Emotion levels are lowest, low, high, and highest. They are purely additive. For example, “surprise: low” will add a small amount of surprise to the voice, not make it less surprised. Omit the level for a moderate addition of the emotion.

"voice": {  
  "mode": "id",  
  "id": "VOICE_ID",  
  "__experimental_controls": {   
    "emotion": [      
    "positivity:high",    
    ]  
  }
}

Stream Inputs

For interactive applications, you may want to generate speech dynamically from an AI model, such as a large language model (LLM). Cartesia’s API supports real-time voice generation through a feature we call continuations. They continue the generation from where the last one left off, maintaining the previous generation's sound pattern and context.

Continuation is configured using context_id in your text input. All words/phrases in a continuous sentence should be marked with the same context_id.

{"transcript": 
   "Hello, Sonic!", 
   "continue": true, 
   "context_id": "stream1"
}
{"transcript": 
   " I'm streaming ", 
   "continue": true, 
   "context_id": "stream1"
}
{"transcript": 
   "inputs.", 
   "continue": false, 
   "context_id": "stream1"
}

You can send the generation request with the context_id to the TTS WebSocket endpoint. Further inputs with the same context_id will continue the generation, maintaining prosody.

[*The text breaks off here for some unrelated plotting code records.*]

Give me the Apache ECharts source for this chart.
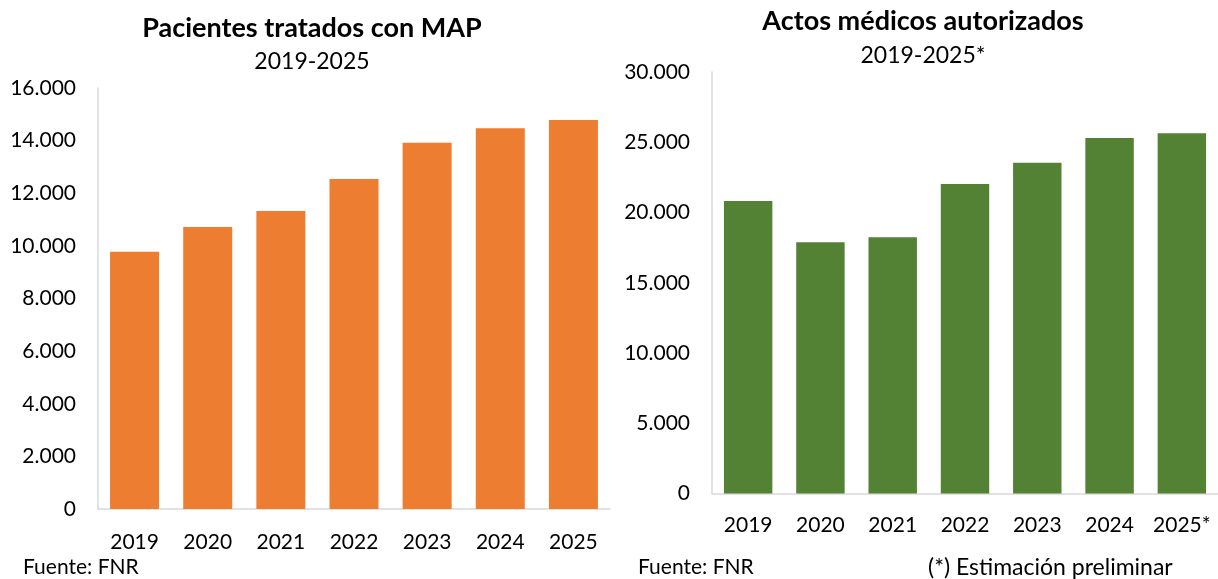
<!DOCTYPE html>
<html>
<head>
<meta charset="utf-8">
<script src="https://cdn.jsdelivr.net/npm/echarts@6/dist/echarts.min.js"></script>
<style>
  html, body { margin: 0; padding: 0; background: #fff; }
  #chart { width: 1218px; height: 579px; }
</style>
</head>
<body>
<div id="chart"></div>
<script>
// Years shown on both panels
const years = ['2019', '2020', '2021', '2022', '2023', '2024', '2025'];
const yearsActos = ['2019', '2020', '2021', '2022', '2023', '2024', '2025*'];

// Patients treated with MAP, per year
const pacientes = [9780, 10720, 11330, 12540, 13920, 14470, 14780];
// Authorised medical acts, per year (2025 preliminary)
const actos = [20820, 17880, 18230, 22030, 23540, 25300, 25640];

const FONT = 'Lato, "Open Sans", sans-serif';
const TEXT = '#000000';
const AXIS = '#d9d9d9';

// Thousands separated with a dot
function fmt(v) {
  return String(Math.round(v)).replace(/\B(?=(\d{3})+(?!\d))/g, '.');
}

const chart = echarts.init(document.getElementById('chart'), null, { renderer: 'canvas' });

function yAxis(gridIndex, max, interval) {
  return {
    type: 'value', gridIndex, min: 0, max, interval,
    axisLine: { show: true, lineStyle: { color: AXIS, width: 1.5 } },
    axisTick: { show: false },
    splitLine: { show: false },
    axisLabel: { formatter: fmt, color: TEXT, fontFamily: FONT, fontSize: 21, margin: 22 }
  };
}

function xAxis(gridIndex, data, margin) {
  return {
    type: 'category', gridIndex, data,
    axisLine: { show: true, lineStyle: { color: AXIS, width: 1.5 } },
    axisTick: { show: false },
    axisLabel: { color: TEXT, fontFamily: FONT, fontSize: 21, margin, interval: 0 }
  };
}

chart.setOption({
  animation: false,
  title: [
    { text: 'Pacientes tratados con MAP', left: 307, top: 10, textAlign: 'center',
      textStyle: { fontFamily: FONT, fontWeight: 'bold', fontSize: 27, color: TEXT } },
    { text: '2019-2025', left: 307, top: 45, textAlign: 'center',
      textStyle: { fontFamily: FONT, fontWeight: 'normal', fontSize: 23, color: TEXT } },
    { text: 'Actos médicos autorizados', left: 918, top: 3, textAlign: 'center',
      textStyle: { fontFamily: FONT, fontWeight: 'bold', fontSize: 27, color: TEXT } },
    { text: '2019-2025*', left: 918, top: 39, textAlign: 'center',
      textStyle: { fontFamily: FONT, fontWeight: 'normal', fontSize: 23, color: TEXT } },
    { text: 'Fuente: FNR', left: 18, top: 552,
      textStyle: { fontFamily: FONT, fontWeight: 'normal', fontSize: 21, color: TEXT } },
    { text: 'Fuente: FNR', left: 633, top: 552,
      textStyle: { fontFamily: FONT, fontWeight: 'normal', fontSize: 21, color: TEXT } },
    { text: '(*) Estimación preliminar', left: 923, top: 551,
      textStyle: { fontFamily: FONT, fontWeight: 'normal', fontSize: 23, color: TEXT } }
  ],
  grid: [
    { left: 98, right: 608, top: 88, bottom: 70 },
    { left: 712, width: 509, top: 72, bottom: 85.5 }
  ],
  xAxis: [xAxis(0, years, 23), xAxis(1, yearsActos, 21)],
  yAxis: [yAxis(0, 16000, 2000), yAxis(1, 30000, 5000)],
  series: [
    { type: 'bar', xAxisIndex: 0, yAxisIndex: 0, data: pacientes,
      barCategoryGap: '33%', itemStyle: { color: '#ED7D31' } },
    { type: 'bar', xAxisIndex: 1, yAxisIndex: 1, data: actos,
      barCategoryGap: '33%', itemStyle: { color: '#548235' } }
  ]
});
</script>
</body>
</html>
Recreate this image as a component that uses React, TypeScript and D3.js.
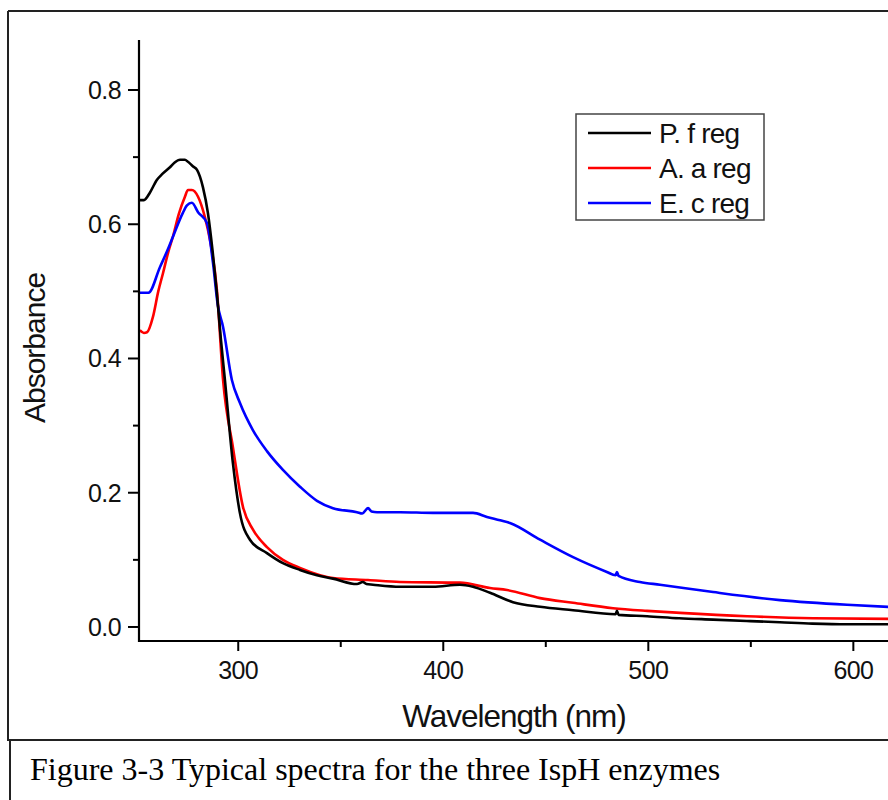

This feature is handy for voice ai agents, chatbots, and interactive experiences.

FAQs about voice AI agents

Is voice AI technology usable yet?

Yes, businesses are actively adopting voice AI solutions. Platforms like Cartesia enable high-quality voice generation, low latency, and realistic conversational voices. AI voice agents can answer questions based on an information database and handle tasks like scheduling appointments, creating CRM records, making outbound calls, and qualifying leads.

What types of businesses can benefit from voice AI agents

Industries such as healthcare, call center, gaming, medical insurance, and more are already using AI voice agents. Any business with a high volume of calls each month can benefit from this technology by automating customer interactions and improving operating efficiency.

Can AI voice agents speak languages other than English?

Yes, voice AI agents can support multiple languages, but the quality depends on the text-to-speech (TTS) provider. For instance, Cartesia supports 15 languages, including Spanish, German, French, Italian, and Hindi.

How customizable are AI voice agents?

Voice AI agents can be tailored to meet your specific business needs. They can be trained using your company's data to accurately respond to customer inquiries, and their voices can be customized to align with your preferences. Additionally, these agents can integrate with your existing systems, such as websites, CRM platforms, calendars, and any software with API endpoints, ensuring a smooth transition into your current workflows.

Do AI voice agents still sound robotic?

No, modern AI voice technology has significantly reduced robotic-sounding speech. Speech generation now better handles natural pauses, interruptions, and conversational nuances. The difference between AI-generated and human speech is becoming increasingly hard to detect, especially when using high-quality TTS providers like Cartesia.